The programme for High Speed 2 (HS2) is facing cost and schedule pressures with options for extending the opening date for phase 1 now being considered and steps are being taken to bring cost estimates within available funding, according to a report by the National Audit Office.

The 2026 target opening date for phase 1 is at risk despite good progress with some major procurements. The Department for Transport (the Department) has asked HS2 Ltd to revisit the programme schedule in order to increase confidence for delivery from 60 % to 80%, without increasing costs. It has also asked HS2 Ltd to assess the impact of extending the timetable for opening Phase 1 by up to 12 months.

Since the NAO reported in 2013, the Department and HS2 Ltd have made significant progress in preparing to deliver the programme. They have issued tender documents for major civil engineering contracts on phase 1, and plan to announce the preferred route for phase 2b later in 2016.

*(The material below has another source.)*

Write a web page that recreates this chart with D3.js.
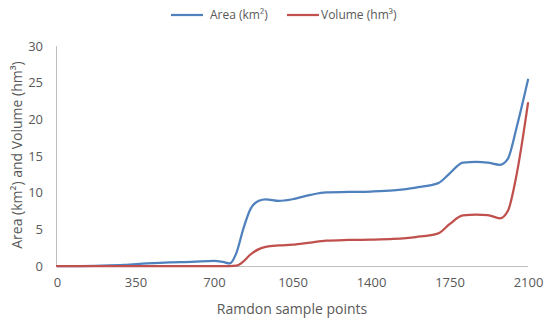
<!DOCTYPE html>
<html>
<head>
<meta charset="utf-8">
<script src="https://cdn.jsdelivr.net/npm/d3@7"></script>
<style>
  html, body { margin: 0; padding: 0; background: #fff; }
  svg { display: block; }
</style>
</head>
<body>
<svg id="chart" width="550" height="324"></svg>
<script>
// ---- data ----
const samplePoints = [0, 100, 200, 300, 400, 500, 600, 700, 740, 770, 800, 830, 860, 900, 930, 990, 1050, 1130, 1200, 1300, 1400, 1500, 1600, 1700, 1750, 1810, 1870, 1920, 1975, 2010, 2050, 2100];
const areaValues = [0, 0, 0.05, 0.15, 0.35, 0.5, 0.55, 0.7, 0.55, 0.35, 1.8, 5.0, 7.6, 8.9, 9.1, 8.87, 9.1, 9.7, 10.05, 10.1, 10.15, 10.3, 10.7, 11.3, 12.6, 14.1, 14.2, 14.1, 13.8, 14.6, 19.0, 25.4];
const volumeValues = [0, 0, 0, 0, 0, 0, 0, 0, 0, 0, 0.05, 0.6, 1.5, 2.3, 2.6, 2.8, 2.9, 3.2, 3.45, 3.55, 3.6, 3.7, 3.95, 4.45, 5.7, 6.9, 7.0, 6.95, 6.5, 7.5, 12.6, 22.2];
const xTicks = [0, 350, 700, 1050, 1400, 1750, 2100];
const yTicks = [0, 5, 10, 15, 20, 25, 30];
const seriesNames = ["Area (km²)", "Volume (hm³)"];
const seriesColors = ["#4F81BD", "#C0504D"];

// ---- layout ----
const svg = d3.select("#chart");
const margin = { left: 57, right: 22, top: 46, bottom: 58 };
const W = 550, H = 324;
const font = "'Open Sans', 'Liberation Sans', sans-serif";
const textColor = "#595959";

const x = d3.scaleLinear().domain([0, 2100]).range([margin.left, W - margin.right]);
const y = d3.scaleLinear().domain([0, 30]).range([H - margin.bottom, margin.top]);

// axes lines
svg.append("line")
  .attr("x1", x(0) - 0.5).attr("x2", x(0) - 0.5)
  .attr("y1", y(30)).attr("y2", y(0))
  .attr("stroke", "#BFBFBF").attr("stroke-width", 1);
svg.append("line")
  .attr("x1", x(0)).attr("x2", x(2100))
  .attr("y1", y(0) + 0.5).attr("y2", y(0) + 0.5)
  .attr("stroke", "#BFBFBF").attr("stroke-width", 1);

// x axis labels
const xAxis = d3.axisBottom(x).tickValues(xTicks).tickSize(0).tickPadding(12).tickFormat(d3.format("d"));
const gx = svg.append("g").attr("transform", `translate(0,${y(0)})`).call(xAxis);
gx.select(".domain").remove();
gx.selectAll("text").attr("font-family", font).attr("font-size", 13).attr("fill", textColor);

// y axis labels
const yAxis = d3.axisLeft(y).tickValues(yTicks).tickSize(0).tickPadding(14).tickFormat(d3.format("d"));
const gy = svg.append("g").attr("transform", `translate(${x(0)},0)`).call(yAxis);
gy.select(".domain").remove();
gy.selectAll("text").attr("font-family", font).attr("font-size", 13).attr("fill", textColor);

// titles
svg.append("text")
  .attr("x", 292).attr("y", 314)
  .attr("text-anchor", "middle")
  .attr("font-family", font).attr("font-size", 14).attr("fill", textColor)
  .text("Ramdon sample points");
svg.append("text")
  .attr("transform", `translate(22,${(y(0) + y(30)) / 2 - 1}) rotate(-90)`)
  .attr("text-anchor", "middle")
  .attr("font-family", font).attr("font-size", 14).attr("fill", textColor)
  .text("Area (km²) and Volume (hm³)");

// lines
const series = [areaValues, volumeValues];
const line = d3.line()
  .x((d, i) => x(samplePoints[i]))
  .y(d => y(d))
  .curve(d3.curveMonotoneX);

series.forEach((vals, k) => {
  svg.append("path")
    .datum(vals)
    .attr("d", line)
    .attr("fill", "none")
    .attr("stroke", seriesColors[k])
    .attr("stroke-width", 2.25)
    .attr("stroke-linejoin", "round")
    .attr("stroke-linecap", "round");
});

// legend
const legendItems = [
  { lx: 171, tx: 210 },
  { lx: 287, tx: 321 }
];
legendItems.forEach((it, k) => {
  svg.append("line")
    .attr("x1", it.lx).attr("x2", it.lx + 32)
    .attr("y1", 15).attr("y2", 15)
    .attr("stroke", seriesColors[k]).attr("stroke-width", 2.25);
  svg.append("text")
    .attr("x", it.tx).attr("y", 19)
    .attr("font-family", font).attr("font-size", 12).attr("fill", textColor)
    .text(seriesNames[k]);
});
</script>
</body>
</html>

In 2013, the Public Accounts Committee raised concerns about the ambitious timetable for High Speed 2, and the NAO report states that the Department set HS2 Ltd a schedule for achieving delivery readiness that was also too ambitious. The Department and HS2 Ltd delayed the first of three formal review points—which tested HS2 Ltd’s readiness to deliver—by ten months because HS2 Ltd would not reach the required level of capability in time. By May 2016, HS2 Ltd had the capability it had planned to reach in July 2015, but did not pass review point 1 owing to concerns about cost and schedule. It is important that HS2 Ltd builds and embeds the organisational capability, and produces fully assured plans to enable it to complete work on schedule, and to gain the delegated authority to deliver the programme efficiently.